Other factors that have influenced our decision to partner with HMF include a recommendation from UCLA professor and gospel expert Dr. Jacqueline Cogdell DjeDje, the research interests of several UCLA ethnomusicology graduate students, and as mentioned above, the significant though often overlooked significance of Los Angeles gospel music. Additionally, by documenting key figures in the LA Gospel community, GALA will highlight alternative role models for African American and other LA area youth.

It is our belief that community members — be they from UCLA, other research institutions, the gospel community, or the general public — will actively use the collection and access the CBO server. And, perhaps most importantly, we believe that the HMF’s capacity to realize its mission, and to document and promote the music of LA’s Gospel community, will be developed as a result of GALA.

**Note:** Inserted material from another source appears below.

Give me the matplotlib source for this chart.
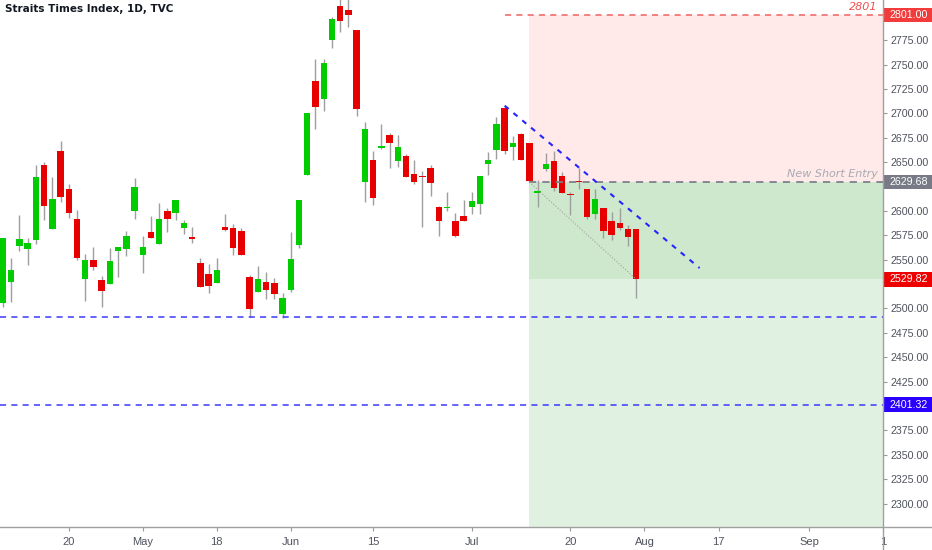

Finally, we believe that GALA and AFAMILA (Archiving Filipino-American Music in Los Angeles) — our recently completed UCLA in LA project — will act as models for future collaborative endeavors between the Ethnomusicology Archive and other LA non-profit music organizations. In particular, with the establishment of our CBO server, we envision a network of partnerships, not only between the Ethnomusicology Archive and these organizations, but also between the community organizations themselves. As community organizations begin to document and upload their own performances beyond the length of the grant cycle, and deposit the originals recordings into the Archive, then we have surely succeeded in both bringing UCLA and LA closer together and increasing the Archive’s stature as a repository of locally-produced/world-class research materials.